In Europe, Hagen indicates five colors dominate the geranium market. The bigger market driver here in the United States, he says, is uniqueness, which offers breeders a way around not having complete series. Hagen also sees a growing market for dark-leaved geraniums, as does Dömmen’s Hammer.

“We’ve done a lot of work to get some vigor behind dark leaves,” Hammer says. “Consumers find the dark foliage against certain flower colors appealing.”

One geranium area in which breeders could improve is in unrooted cutting quality. Dömmen, for example, is shipping many cuttings out of Ethiopia, where Hammer says transit is smoother and geraniums aren’t sitting in airports for three or four days at a time like they can in other countries.

Ball FloraPlant and Paul Ecke Ranch are focusing on geranium cutting quality, as well. Ball’s Genesis and Ecke’s Snap callused-cutting programs are designed to shorten the time geraniums need on a grower’s bench. Providing cuttings that need less bench time should minimize shrink and eliminate yellowing in cuttings.

“We’re looking at ways to make geraniums more producible,” Kennedy says. “Geranium is very common in the marketplace and it’s very price competitive. So we’re looking at how we can bring a product that is a fresher cutting.”

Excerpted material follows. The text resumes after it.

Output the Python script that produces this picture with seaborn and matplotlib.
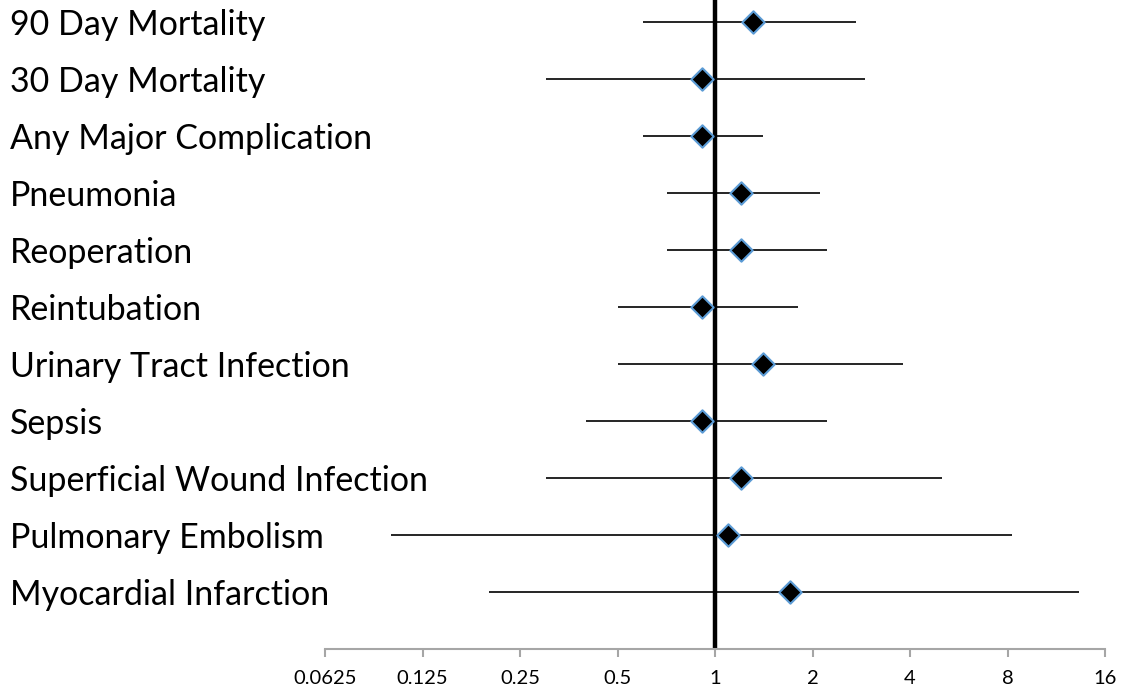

Adds Hammer: “It makes a huge difference when a grower has a cutting that’s stressed versus one that’s Grade A.”

Variety Favorites

This year, Florida’s Costa Farms trialed geranium varieties from Dömmen, Ecke, Elsner PAC, Fides and Syngenta. The University of Georgia’s Allan Armitage got a peek at those trials earlier this year with Better Homes & Gardens’ Doug Jimerson and Disney’s Heather Will-Browne. All three served as judges for the entire trial.

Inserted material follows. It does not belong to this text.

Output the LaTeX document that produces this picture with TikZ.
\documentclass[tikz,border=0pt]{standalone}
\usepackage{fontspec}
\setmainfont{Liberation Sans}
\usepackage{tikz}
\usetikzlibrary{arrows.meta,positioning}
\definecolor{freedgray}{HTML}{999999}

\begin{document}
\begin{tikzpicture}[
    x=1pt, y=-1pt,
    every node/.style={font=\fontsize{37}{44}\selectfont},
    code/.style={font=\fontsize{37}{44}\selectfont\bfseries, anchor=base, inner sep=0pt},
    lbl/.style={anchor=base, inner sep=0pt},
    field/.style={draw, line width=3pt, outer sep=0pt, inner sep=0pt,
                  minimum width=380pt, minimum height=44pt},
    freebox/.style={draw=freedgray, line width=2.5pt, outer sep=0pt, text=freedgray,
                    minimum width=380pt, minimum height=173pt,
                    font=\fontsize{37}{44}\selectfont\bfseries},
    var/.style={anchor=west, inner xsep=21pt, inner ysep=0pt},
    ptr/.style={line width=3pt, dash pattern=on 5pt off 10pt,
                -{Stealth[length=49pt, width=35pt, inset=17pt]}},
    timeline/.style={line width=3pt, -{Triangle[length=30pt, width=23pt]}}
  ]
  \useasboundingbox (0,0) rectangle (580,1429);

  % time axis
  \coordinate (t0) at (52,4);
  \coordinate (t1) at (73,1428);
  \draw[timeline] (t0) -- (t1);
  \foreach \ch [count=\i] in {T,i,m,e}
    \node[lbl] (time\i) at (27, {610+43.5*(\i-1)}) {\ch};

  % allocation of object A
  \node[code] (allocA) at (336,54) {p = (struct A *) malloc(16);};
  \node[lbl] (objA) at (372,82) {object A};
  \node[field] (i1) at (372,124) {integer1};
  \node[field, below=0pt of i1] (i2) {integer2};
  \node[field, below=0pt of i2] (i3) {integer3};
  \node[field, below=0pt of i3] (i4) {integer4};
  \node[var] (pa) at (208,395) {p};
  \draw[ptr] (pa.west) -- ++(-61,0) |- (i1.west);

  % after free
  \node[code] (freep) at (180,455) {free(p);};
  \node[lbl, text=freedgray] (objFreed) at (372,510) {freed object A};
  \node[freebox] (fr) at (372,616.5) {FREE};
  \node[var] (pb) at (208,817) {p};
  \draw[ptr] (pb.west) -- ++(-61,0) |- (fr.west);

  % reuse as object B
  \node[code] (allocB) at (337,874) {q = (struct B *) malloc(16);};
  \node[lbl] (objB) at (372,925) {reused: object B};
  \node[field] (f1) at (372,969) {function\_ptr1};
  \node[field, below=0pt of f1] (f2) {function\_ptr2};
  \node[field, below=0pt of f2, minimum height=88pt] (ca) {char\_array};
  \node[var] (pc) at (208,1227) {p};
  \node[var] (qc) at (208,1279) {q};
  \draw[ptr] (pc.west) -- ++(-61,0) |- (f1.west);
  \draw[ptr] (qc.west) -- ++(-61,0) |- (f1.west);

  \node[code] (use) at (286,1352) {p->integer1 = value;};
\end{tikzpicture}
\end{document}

Two geraniums, Syngenta’s ‘Caliente Orange’ and a Dömmen experimental variety, were among the top 16 varieties the judges selected in the entire trial. Dömmen’s Salsaritas rated highly, as well.

“I have been very, very impressed by the [Salsaritas],” Armitage says. “Pink is particularly good. (Dark) Red is also an excellent available geranium. I’m not sure where Salsa is going to be in the interspecific competition, but I think it’s going to be different than anything else out there.”

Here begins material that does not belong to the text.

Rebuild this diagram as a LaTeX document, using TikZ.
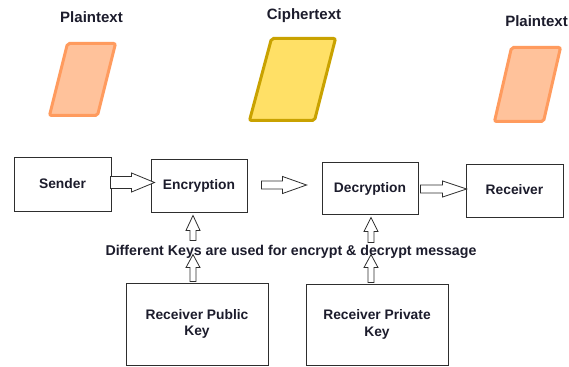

Another series that performed well at Costa earlier this year was Syngenta’s Pinto Premium. Kate Santos, director of research and development, says a lot of trial garden visitors were surprised to learn Pinto Premium is from seed based on their impressive performance.

To Costa Farms, a geranium is truly a remarkable one if it performs well in both a container and in the garden.

“It has to make two checkpoints for us before it moves into our production program,” Santos says. “It’s all well and good if you can grow it in a container, but there are enough examples out there that if you put a geranium in a garden, it doesn’t do well at all.”
The next geranium Santos would like to see is the one consumers don’t have to deadhead. Caliente, she says, is a step in that direction. Heat and drought tolerance are important geranium qualities, too.

“The longer a geranium lasts for the consumer, the more success they’ll have,” Santos says. “Plus, people have less time today.”